Katherine Rich: New code may affect suppliers

10 July 2016

Friday 1 July was a momentous day for Australia’s food and grocery industry – that was when their Food & Grocery Code of Conduct kicked in. For all companies supplying Woolworths, Coles or ALDI with brands or private label products (including those based in New Zealand) the Code means a new set of principles and rules overseeing supplier/retailer relationships.

Though the Code is Australia-based, it’ll be fascinating to watch how it affects the way Countdown approaches the treatment of suppliers in New Zealand. Foodstuffs has had its Partnership Guidelines for some time, but Countdown has not moved in that direction.

Some will argue Countdown is technically separate from its Woolworths mother ship and so there’ll be no flow-on here, but the reality is that Countdown’s negotiators will find it hard to sustain some negotiation demands – such as compensation for store theft – which are expressly ruled out by the Code. If a demand is deemed not fair or reasonable in Australia, it’s hard to justify it being fair or reasonable here.  Continuing with such practices in New Zealand when they are essentially illegal for the Australian parent will not pass the sniff test, and will provide further reason to roll out a Code here.

It’s worth reminding what the Australian Code covers.  Here’s a summary from our sister association, AFGC:

The Code is based on an agreed set of principles and guidelines. Ten key principles underpin it:

•             Bargaining in good faith

•             Being fair, just and reasonable

•             Taking due care and being responsible

•             Showing respect for commercial relationships

•             Using simple and easy-to-understand terms and conditions

•             Prior agreement between the parties on terms and conditions

•             Being transparent and ensuring full disclosure of critical information

•             Providing adequate time to consider and review agreements and changes

•             Meeting all commitments and making deliveries and payments in full, on time

•             A confidential and supportive complaints and dispute resolution process.

The Code is based on principles of fair dealing, providing surety of contract:

•             Requirement for retailers to maintain written supply agreements with vendors

•             Payment of goods must be in accordance with the agreement 

•             Prevents retrospective cost claims, except in limited circumstances

•             No payments for shrinkage (theft)

•             Prohibitions on payments for wastage, except in limited circumstances

•             No payments for better positioning of product in store, except in limited circumstances

•             Clarity around promotional activities and funding

•             Prevents retailers shifting costs onto suppliers unfairly or without negotiation

•             Requires genuine commercial reasons for delisting products

•             Obligations relating to retailers’ own brands i.e. intellectual property, confidentiality, transparency of range/shelf space allocation and exclusivity

•             Delivers time-efficient and cost-effective dispute resolution process

•             Requires retail buyers to be trained in Code content

•             Requires retailers to employ a Code Compliance Manager to oversee complaints.

The shrinkage issue is one that is currently relevant in New Zealand.

NZFGC’s long-held position is that ullage doesn’t cover theft, and suppliers shouldn’t be asked to compensate for poor in-store security.

Shoplifting has been a problem as long as there’s been retailing.
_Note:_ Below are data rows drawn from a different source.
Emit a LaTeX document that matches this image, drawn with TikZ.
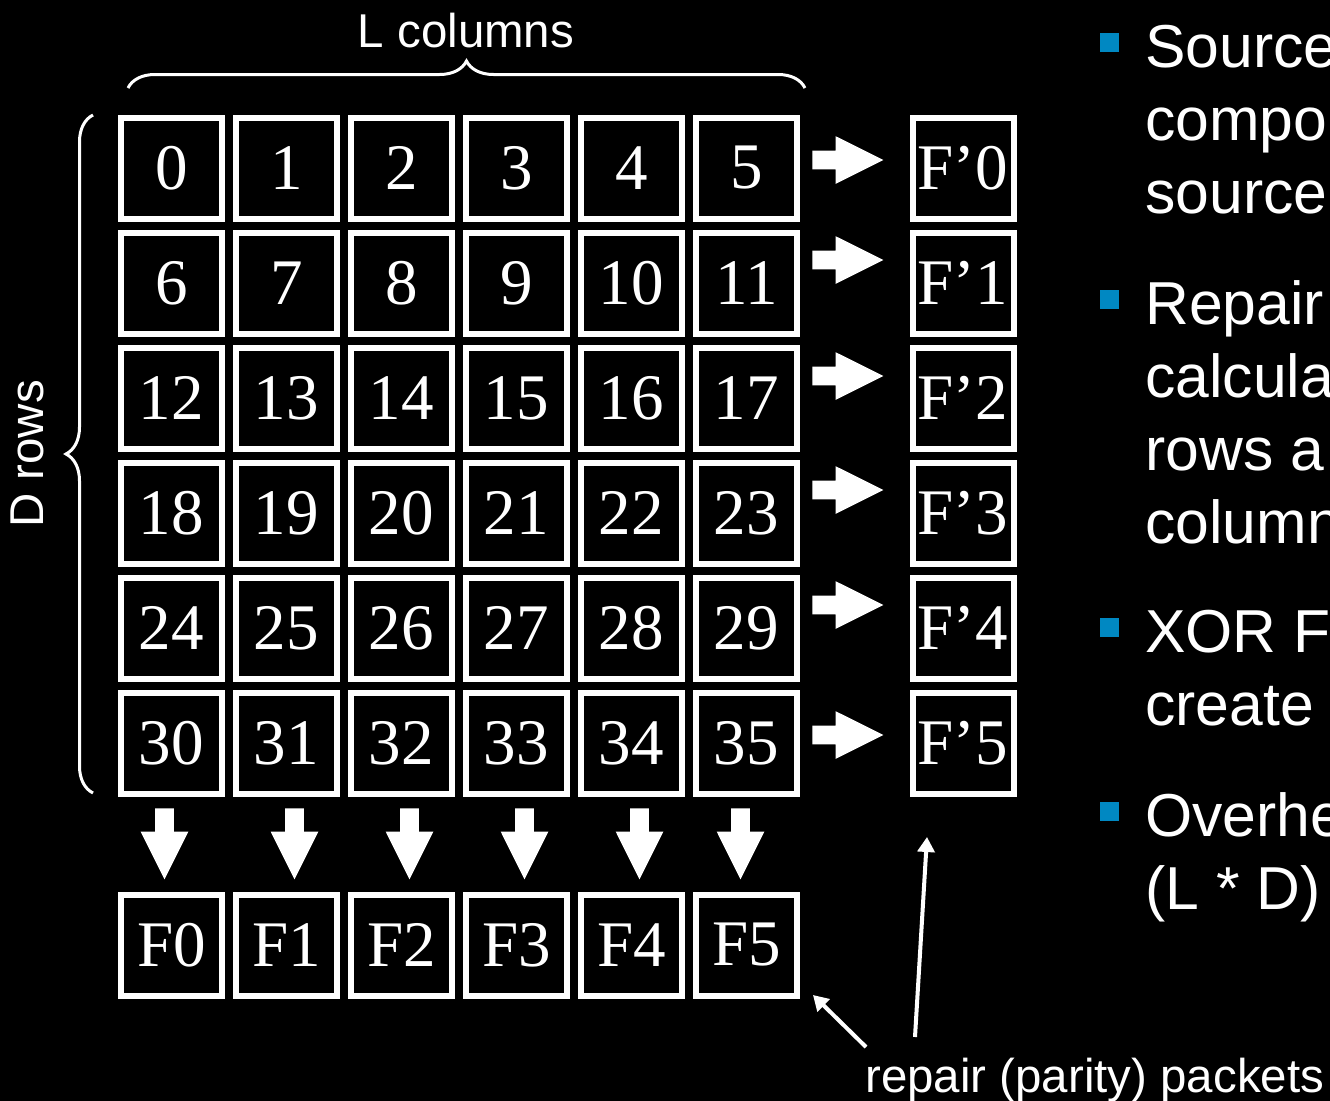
\documentclass[tikz,border=0pt]{standalone}
\usepackage{fontspec}
\setmainfont{Liberation Serif}
\setsansfont{Liberation Sans}
\usetikzlibrary{arrows.meta, shapes.arrows, decorations.pathreplacing}
\definecolor{bulletblue}{HTML}{0088C2}

\begin{document}
\begin{tikzpicture}[
  cell/.style={rectangle, draw=white, line width=1.2mm, minimum size=20.2mm,
               inner sep=0pt, text=white, font=\fontsize{37}{40}\selectfont},
  rarrow/.style={single arrow, fill=white, draw=none, inner xsep=0pt, inner ysep=1.8mm,
                 minimum height=14.2mm, minimum width=9.4mm,
                 single arrow head extend=2.9mm, single arrow tip angle=53},
  darrow/.style={rarrow, inner xsep=1.8mm, inner ysep=0pt, shape border rotate=270},
  dimtext/.style={text=white, inner sep=0pt, font=\sffamily\fontsize{27}{32}\selectfont},
  curly/.style={draw=white, line width=0.6mm, decorate, decoration={brace, amplitude=5.4mm}},
  pointer/.style={draw=white, line width=0.8mm, -{Triangle[length=3mm, width=3.4mm]}},
  bulletbox/.style={fill=bulletblue, minimum size=3.8mm, inner sep=0pt},
  btext/.style={text=white, anchor=base west, inner sep=0pt,
                font=\sffamily\fontsize{34.5}{41.5}\selectfont},
]

\fill[black] (0,0) rectangle (26.6,-22.02);
\useasboundingbox (0,0) rectangle (26.6,-22.02);

% source block, D rows x L columns
\node[cell] (b0) at (3.43, -3.36) {0};
\node[cell] (b1) at (5.73, -3.36) {1};
\node[cell] (b2) at (8.03, -3.36) {2};
\node[cell] (b3) at (10.33, -3.36) {3};
\node[cell] (b4) at (12.63, -3.36) {4};
\node[cell] (b5) at (14.93, -3.36) {5};
\node[cell] (b6) at (3.43, -5.66) {6};
\node[cell] (b7) at (5.73, -5.66) {7};
\node[cell] (b8) at (8.03, -5.66) {8};
\node[cell] (b9) at (10.33, -5.66) {9};
\node[cell] (b10) at (12.63, -5.66) {10};
\node[cell] (b11) at (14.93, -5.66) {11};
\node[cell] (b12) at (3.43, -7.96) {12};
\node[cell] (b13) at (5.73, -7.96) {13};
\node[cell] (b14) at (8.03, -7.96) {14};
\node[cell] (b15) at (10.33, -7.96) {15};
\node[cell] (b16) at (12.63, -7.96) {16};
\node[cell] (b17) at (14.93, -7.96) {17};
\node[cell] (b18) at (3.43, -10.26) {18};
\node[cell] (b19) at (5.73, -10.26) {19};
\node[cell] (b20) at (8.03, -10.26) {20};
\node[cell] (b21) at (10.33, -10.26) {21};
\node[cell] (b22) at (12.63, -10.26) {22};
\node[cell] (b23) at (14.93, -10.26) {23};
\node[cell] (b24) at (3.43, -12.56) {24};
\node[cell] (b25) at (5.73, -12.56) {25};
\node[cell] (b26) at (8.03, -12.56) {26};
\node[cell] (b27) at (10.33, -12.56) {27};
\node[cell] (b28) at (12.63, -12.56) {28};
\node[cell] (b29) at (14.93, -12.56) {29};
\node[cell] (b30) at (3.43, -14.86) {30};
\node[cell] (b31) at (5.73, -14.86) {31};
\node[cell] (b32) at (8.03, -14.86) {32};
\node[cell] (b33) at (10.33, -14.86) {33};
\node[cell] (b34) at (12.63, -14.86) {34};
\node[cell] (b35) at (14.93, -14.86) {35};

% row parity
\node[cell] (fp0) at (19.26, -3.36) {F’0};
\node[cell] (fp1) at (19.26, -5.66) {F’1};
\node[cell] (fp2) at (19.26, -7.96) {F’2};
\node[cell] (fp3) at (19.26, -10.26) {F’3};
\node[cell] (fp4) at (19.26, -12.56) {F’4};
\node[cell] (fp5) at (19.26, -14.86) {F’5};

% column parity
\node[cell] (f0) at (3.43, -18.90) {F0};
\node[cell] (f1) at (5.73, -18.90) {F1};
\node[cell] (f2) at (8.03, -18.90) {F2};
\node[cell] (f3) at (10.33, -18.90) {F3};
\node[cell] (f4) at (12.63, -18.90) {F4};
\node[cell] (f5) at (14.93, -18.90) {F5};

\node[rarrow] (r0) at (16.77, -3.20) {};
\node[rarrow] (r1) at (16.77, -5.20) {};
\node[rarrow] (r2) at (16.77, -7.52) {};
\node[rarrow] (r3) at (16.77, -9.80) {};
\node[rarrow] (r4) at (16.77, -12.10) {};
\node[rarrow] (r5) at (16.77, -14.70) {};

\node[darrow] (d0) at (3.29, -16.69) {};
\node[darrow] (d1) at (5.89, -16.69) {};
\node[darrow] (d2) at (8.19, -16.69) {};
\node[darrow] (d3) at (10.49, -16.69) {};
\node[darrow] (d4) at (12.79, -16.69) {};
\node[darrow] (d5) at (14.81, -16.69) {};

% braces and their labels
\draw[curly] (2.56, -1.76) -- (16.10, -1.76);
\draw[curly] (1.86, -15.86) -- (1.86, -2.30);
\node[dimtext, anchor=base] (lcols) at (9.32, -0.94) {L columns};
\node[dimtext, rotate=90] (drows) at (0.54, -9.08) {D rows};

% repair packets callout
\node[dimtext, anchor=base west] (repair) at (17.30, -21.84) {repair (parity) packets};
\coordinate (tailA) at (17.32, -20.94);
\coordinate (tipA) at (16.26, -19.90);
\coordinate (tailB) at (18.30, -20.74);
\coordinate (tipB) at (18.54, -16.74);
\draw[pointer] (tailA) -- (tipA);
\draw[pointer] (tailB) -- (tipB);

% bullet list (runs off the right edge)
\node[bulletbox] (m1) at (22.19, -0.85) {};
\node[bulletbox] (m2) at (22.19, -5.99) {};
\node[bulletbox] (m3) at (22.19, -12.55) {};
\node[bulletbox] (m4) at (22.19, -16.23) {};
\node[btext] (s1) at (22.90, -1.34) {Source};
\node[btext] (s2) at (22.90, -2.80) {compo};
\node[btext] (s3) at (22.90, -4.26) {source};
\node[btext] (s4) at (22.90, -6.48) {Repair};
\node[btext] (s5) at (22.90, -7.94) {calcula};
\node[btext] (s6) at (22.90, -9.40) {rows a};
\node[btext] (s7) at (22.90, -10.86) {column};
\node[btext] (s8) at (22.90, -13.04) {XOR F};
\node[btext] (s9) at (22.90, -14.50) {create};
\node[btext] (s10) at (22.90, -16.72) {Overhe};
\node[btext] (s11) at (22.90, -18.18) {(L * D)};

\end{tikzpicture}
\end{document}
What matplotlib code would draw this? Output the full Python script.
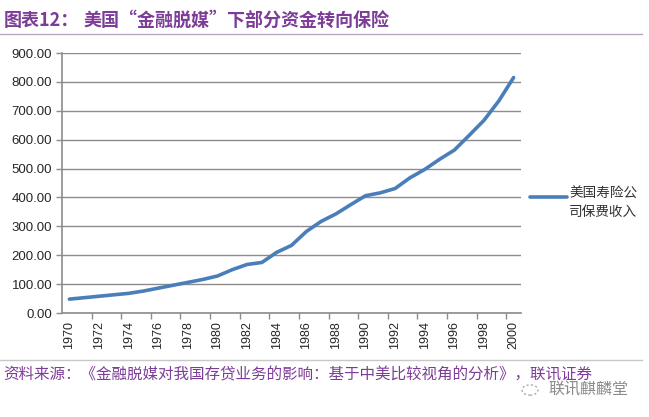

It’s a daily battle, where current law seems weak and shoplifters are increasingly bold and organised.

While it’s a problem for all retailers, I’ve received reports recently that some Countdown stores have had eye-watering problems with theft, particularly of high-value, easily-traded items.  In some instances, so much stock is disappearing that it can only be organised theft.

Who knows what steps have been taken to increase store security, but it’s a surprise that suppliers are being asked to factor-in such losses in negotiations – something that is now categorically ruled out across the ditch.

If thousands of units are walking from stores then surely the issue is a retail problem. The answer is not to seek compensation from suppliers and talk delisting if they don’t play ball (something also ruled out by the Code).

It’s another example of retailers trying to get suppliers to take on more of the risk in the store. If suppliers compensate retailers for professional thieving in the store, what motivation is there for retailers to improve store security?